Drop in German joblessness exceeds forecasts (Berlin)
By Rainer Buergin and Brian Parkin
BERLIN (Bloomberg)
— German unemployment dropped more than economists forecast to a fresh two-decade low in January, bolstering economic growth as the region’s fiscal crisis threatens to undermine export demand.
The number of people out of work fell a seasonally adjusted 34,000 to 2.85 million, the Nuremberg-based Federal Labor Agency said Tuesday. That’s the biggest drop since March. Economists forecast a decline of 10,000, the median of 32 estimates in a Bloomberg News survey shows.
The adjusted jobless rate slipped to 6.7 percent from 6.8 percent.
“The labor market continues to develop positively,” said Ralph Solveen, an economist at Commerzbank in Frankfurt. “The downward trend in unemployment will fizzle out gradually over the coming months. Germany will continue to show a better economic performance than the rest of the euro area.”
Tuesday’s report is the latest to suggest the economy is weathering a debt crisis that the European Commission says may push the 17-nation euro area into recession. German business confidence jumped to the highest in five months in January and market research company GfK predicts consumer sentiment will increase for a fifth straight month in February.
“The labor market is the main supporting pillar of the economy and the reason why we’re relatively optimistic, at least for the second half of the year,” said Jana Meier, an economist at HSBC Trinkaus in Dusseldorf. “We can count on consumer spending to support growth. Germans aren’t euphoric shoppers and won’t be, but we have the impression they’re sure of their jobs and inclined to spend their money.”
At the same time, waning demand for German goods across the region is weighing on growth. The economy, Europe’s largest, will expand 0.3 percent this year after notching a 3 percent increase in 2011, according to the International Monetary Fund. The Washington-based fund forecasts a 0.5 percent contraction for the euro area as a whole.
“We have to recognize that despite the good start this year, there are domestic and external risks that are real risks such as the debt problems,” Frank-Juergen Weise, head of the labor agency, said at a briefing Tuesday. “We still expect that unemployment in unadjusted terms will stay just below 2 million on average this year.”

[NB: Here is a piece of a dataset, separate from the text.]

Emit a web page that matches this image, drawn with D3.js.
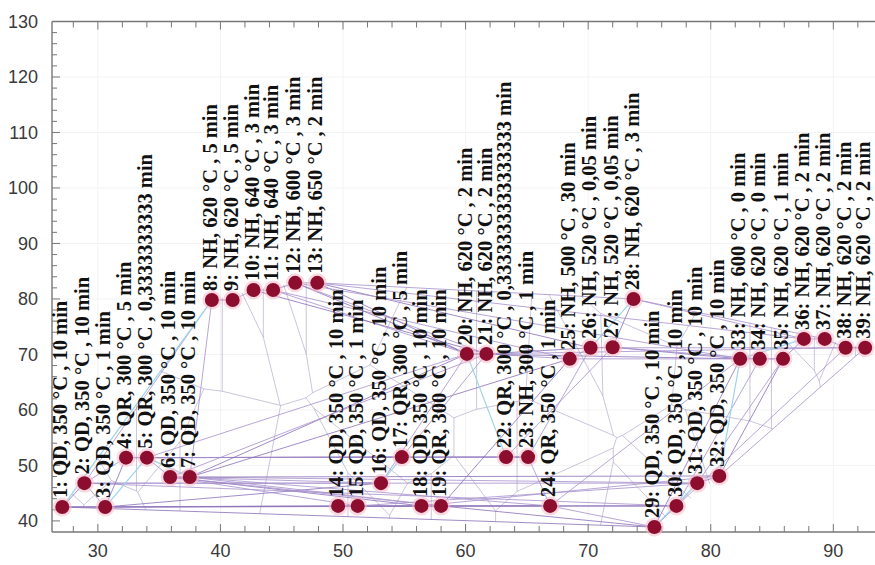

German airline Deutsche Lufthansa reached a pay agreement on Jan. 26 granting 33,000 workers a 3.5 percent wage increase, which the Ver.di labor union called “a good result which puts more money in employees’ pockets.” Business- management software maker SAP plans an average pay increase this year of 4 percent for its 16,300 workers in Germany, Euro am Sonntag reported Sunday.
Loewe, a German maker of high-end flat-screen televisions, forecast on Thursday that revenues and earnings will rise this year following a loss before interest and taxes in 2011.
The labor agency’s BA-X index, a measure of employment intentions, rose 2 points to 181 in January, the highest since the gauge was introduced in 2004. The rise in the index reflects a “stable” economic situation and also the fact it’s taking companies longer to fill open positions, the agency said.
The decline in German unemployment may slow as companies struggle to find workers for 1 million open jobs amid a shrinking population, Labor Minister Ursula von der Leyen said in an interview in Davos, Switzerland, on Jan. 25.
“Germany is in the middle of a demographic change,” von der Leyen said at the World Economic Forum annual meeting. “Our main concern is how to find qualified workers.”
Germany’s adjusted jobless rate was 5.5 percent in November, according to the latest harmonized Organization for Economic Cooperation and Development figures. That compared with 9.8 percent in France, 8.6 percent in Italy and a European Union average of 9.8 percent.
“Paradoxically, the German labor market’s whopping success story seems to entail some risks going forward,” Andreas Rees, chief German economist at UniCredit in Munich, said in a note to investors. “Highly qualified personnel becoming increasingly scarce may cause companies to move their businesses abroad or lose market share instead.”
--With assistance from Kristian Siedenburg in Budapest.